Set problem — Reproduce exactly the lines below, from the first one through the line containing "(c1) at (1027,3582);", and omit any pictures.

Material supplied —

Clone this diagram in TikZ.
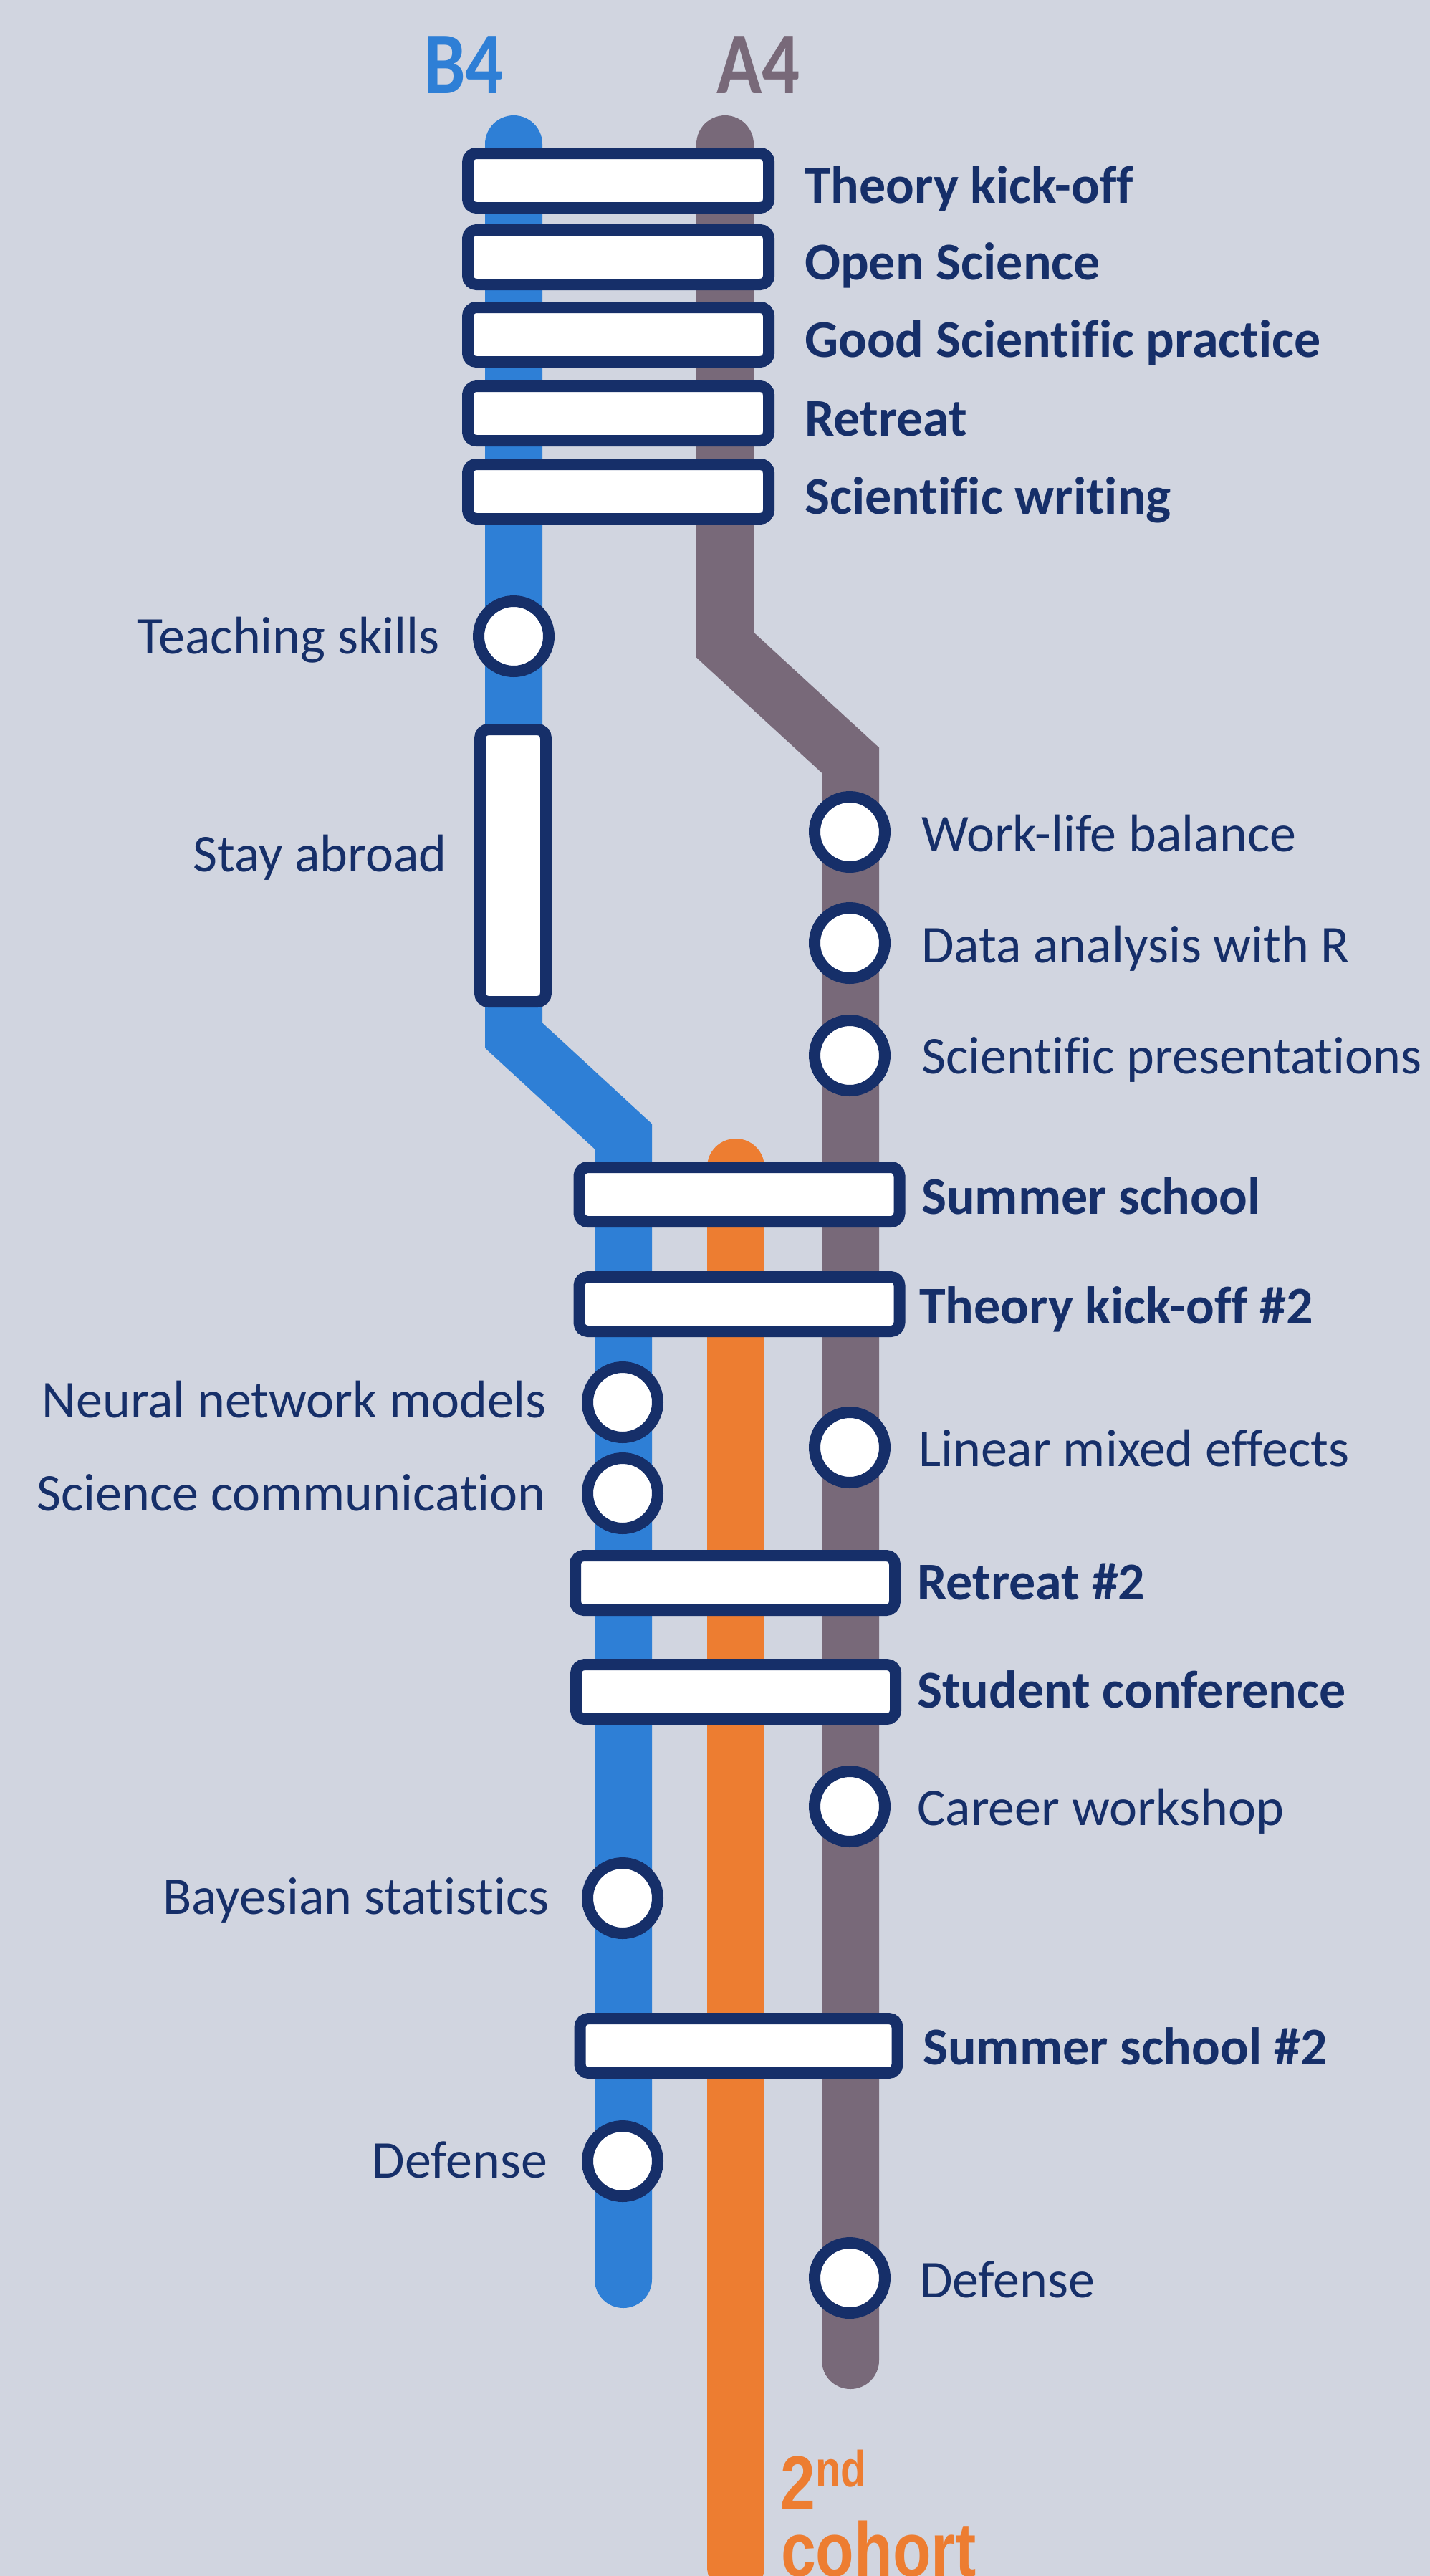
\documentclass[tikz,border=0pt]{standalone}
\usepackage{fontspec}
\usepackage{graphicx}
\setmainfont{Carlito}[Ligatures=NoCommon]
\newfontfamily\cohortfont{Liberation Sans}

\definecolor{bgcol}{HTML}{D1D5E0}
\definecolor{lineB}{HTML}{2E7FD6}
\definecolor{lineA}{HTML}{786979}
\definecolor{lineC}{HTML}{ED7D31}
\definecolor{navy}{HTML}{162F69}

\begin{document}
\begin{tikzpicture}[x=1pt,y=-1pt,
  track/.style={line width=80pt, line cap=round, line join=miter},
  station/.style={circle, draw=navy, fill=white, line width=16pt,
                  minimum size=98pt, inner sep=0pt},
  event/.style={rectangle, rounded corners=12pt, draw=navy, fill=white,
                line width=16pt, inner sep=0pt, minimum height=76pt},
  topevent/.style={event, minimum width=420pt},
  midevent/.style={event, minimum width=446pt},
  lbl/.style={text=navy, inner sep=0pt, font=\fontsize{74}{80}\selectfont},
  lblR/.style={lbl, anchor=base west},
  lblL/.style={lbl, anchor=base east},
  evlbl/.style={lblR, font=\fontsize{74}{80}\selectfont\bfseries},
  title/.style={anchor=base west, inner sep=0pt,
                font=\fontsize{123}{123}\selectfont\bfseries},
  cohortlbl/.style={anchor=base west, inner sep=0pt, text=lineC,
                font=\cohortfont\bfseries\fontsize{107}{107}\selectfont},
]

% canvas
\fill[bgcol] (0,0) rectangle (1996,3595);
\useasboundingbox (0,0) rectangle (1996,3595);

% ---------- track geometry ----------
\coordinate (b0) at (717,201);
\coordinate (b1) at (717,1445);
\coordinate (b2) at (870,1586);
\coordinate (b3) at (870,3181);

\coordinate (a0) at (1012,201);
\coordinate (a1) at (1012,900);
\coordinate (a2) at (1187,1061);
\coordinate (a3) at (1187,3294);

\coordinate (c0) at (1027,1629);
\coordinate (c1) at (1027,3582);

\draw[track, lineB] (b0) -- (b1) -- (b2) -- (b3);
\draw[track, lineA] (a0) -- (a1) -- (a2) -- (a3);
\draw[track, lineC] (c0) -- (c1);

% ---------- line names ----------
\node[title, text=lineB] (nameB) at (591,130) {\scalebox{0.85}[1]{B4}};
\node[title, text=lineA] (nameA) at (1000,130) {\scalebox{0.85}[1]{A4}};

% ---------- shared events (first cohort) ----------
\node[topevent] (kick)    at (863,252) {};
\node[topevent] (open)    at (863,359) {};
\node[topevent] (gsp)     at (863,467) {};
\node[topevent] (retreat) at (863,577) {};
\node[topevent] (writing) at (863,686) {};

\node[evlbl] at (1123,283) {Theory kick-off};
\node[evlbl] at (1123,390) {Open Science};
\node[evlbl] at (1123,498) {Good Scientific practice};
\node[evlbl] at (1123,608) {Retreat};
\node[evlbl] at (1123,717) {Scientific writing};

% ---------- B4 stations ----------
\node[station] (teach) at (717,888) {};
\node[lblL] at (614,912) {Teaching skills};

\node[event, minimum width=92pt, minimum height=380pt] (abroad) at (716,1208) {};
\node[lblL] at (624,1216) {Stay abroad};

\node[station] (neural)  at (869,1957) {};
\node[lblL] at (763,1978) {Neural network models};
\node[station] (scicom)  at (869,2084) {};
\node[lblL] at (762,2108) {Science communication};
\node[station] (bayes)   at (869,2649) {};
\node[lblL] at (767,2671) {Bayesian statistics};
\node[station] (defB)    at (869,3016) {};
\node[lblL] at (764,3039) {Defense};

% ---------- A4 stations ----------
\node[station] (wlb)    at (1186,1161) {};
\node[lblR] at (1286,1188) {Work-life balance};
\node[station] (rdata)  at (1186,1316) {};
\node[lblR] at (1286,1343) {Data analysis with R};
\node[station] (pres)   at (1186,1473) {};
\node[lblR] at (1286,1498) {Scientific presentations};
\node[station] (lme)    at (1186,2020) {};
\node[lblR] at (1282,2046) {Linear mixed effects};
\node[station] (career) at (1186,2521) {};
\node[lblR] at (1280,2547) {Career workshop};
\node[station] (defA)   at (1186,3179) {};
\node[lblR] at (1284,3206) {Defense};

% ---------- shared events (with second cohort) ----------
\node[midevent, minimum width=447pt] (summer)  at (1032,1667) {};
\node[evlbl] at (1286,1694) {Summer school};
\node[midevent, minimum width=447pt] (kick2)   at (1032,1820) {};
\node[evlbl] at (1283,1847) {Theory kick-off \#2};
\node[midevent] (retreat2) at (1026,2209) {};
\node[evlbl] at (1280,2232) {Retreat \#2};
\node[midevent] (conf)     at (1027,2361) {};
\node[evlbl] at (1280,2383) {Student conference};
\node[midevent, minimum width=443pt] (summer2) at (1031,2855) {};
\node[evlbl] at (1288,2881) {Summer school \#2};

% ---------- second cohort ----------
\node[cohortlbl] (cohortA) at (1089,3502)
  {\scalebox{0.82}[1]{2\raisebox{32pt}{\fontsize{71}{71}\selectfont nd}}};
\node[cohortlbl] (cohortB) at (1090,3595) {\scalebox{0.82}[1]{cohort}};

\end{tikzpicture}
\end{document}
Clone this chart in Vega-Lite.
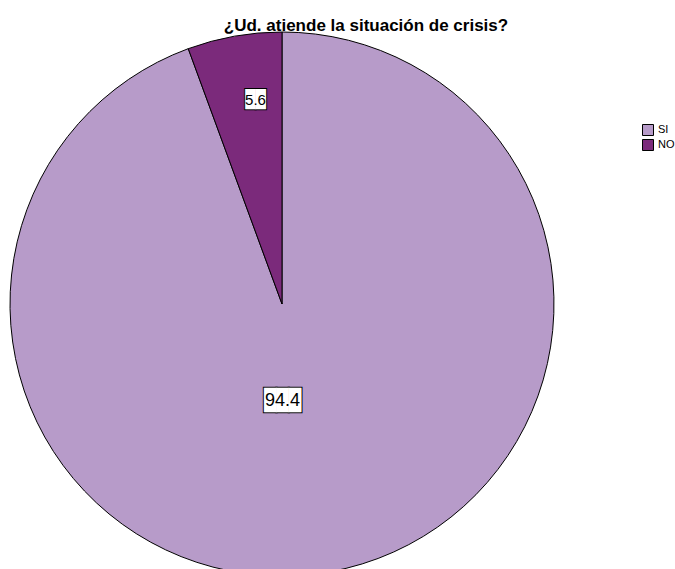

Output for this task —
Clone this diagram in TikZ.
\documentclass[tikz,border=0pt]{standalone}
\usepackage{fontspec}
\usepackage{graphicx}
\setmainfont{Carlito}[Ligatures=NoCommon]
\newfontfamily\cohortfont{Liberation Sans}

\definecolor{bgcol}{HTML}{D1D5E0}
\definecolor{lineB}{HTML}{2E7FD6}
\definecolor{lineA}{HTML}{786979}
\definecolor{lineC}{HTML}{ED7D31}
\definecolor{navy}{HTML}{162F69}

\begin{document}
\begin{tikzpicture}[x=1pt,y=-1pt,
  track/.style={line width=80pt, line cap=round, line join=miter},
  station/.style={circle, draw=navy, fill=white, line width=16pt,
                  minimum size=98pt, inner sep=0pt},
  event/.style={rectangle, rounded corners=12pt, draw=navy, fill=white,
                line width=16pt, inner sep=0pt, minimum height=76pt},
  topevent/.style={event, minimum width=420pt},
  midevent/.style={event, minimum width=446pt},
  lbl/.style={text=navy, inner sep=0pt, font=\fontsize{74}{80}\selectfont},
  lblR/.style={lbl, anchor=base west},
  lblL/.style={lbl, anchor=base east},
  evlbl/.style={lblR, font=\fontsize{74}{80}\selectfont\bfseries},
  title/.style={anchor=base west, inner sep=0pt,
                font=\fontsize{123}{123}\selectfont\bfseries},
  cohortlbl/.style={anchor=base west, inner sep=0pt, text=lineC,
                font=\cohortfont\bfseries\fontsize{107}{107}\selectfont},
]

% canvas
\fill[bgcol] (0,0) rectangle (1996,3595);
\useasboundingbox (0,0) rectangle (1996,3595);

% ---------- track geometry ----------
\coordinate (b0) at (717,201);
\coordinate (b1) at (717,1445);
\coordinate (b2) at (870,1586);
\coordinate (b3) at (870,3181);

\coordinate (a0) at (1012,201);
\coordinate (a1) at (1012,900);
\coordinate (a2) at (1187,1061);
\coordinate (a3) at (1187,3294);

\coordinate (c0) at (1027,1629);
\coordinate (c1) at (1027,3582);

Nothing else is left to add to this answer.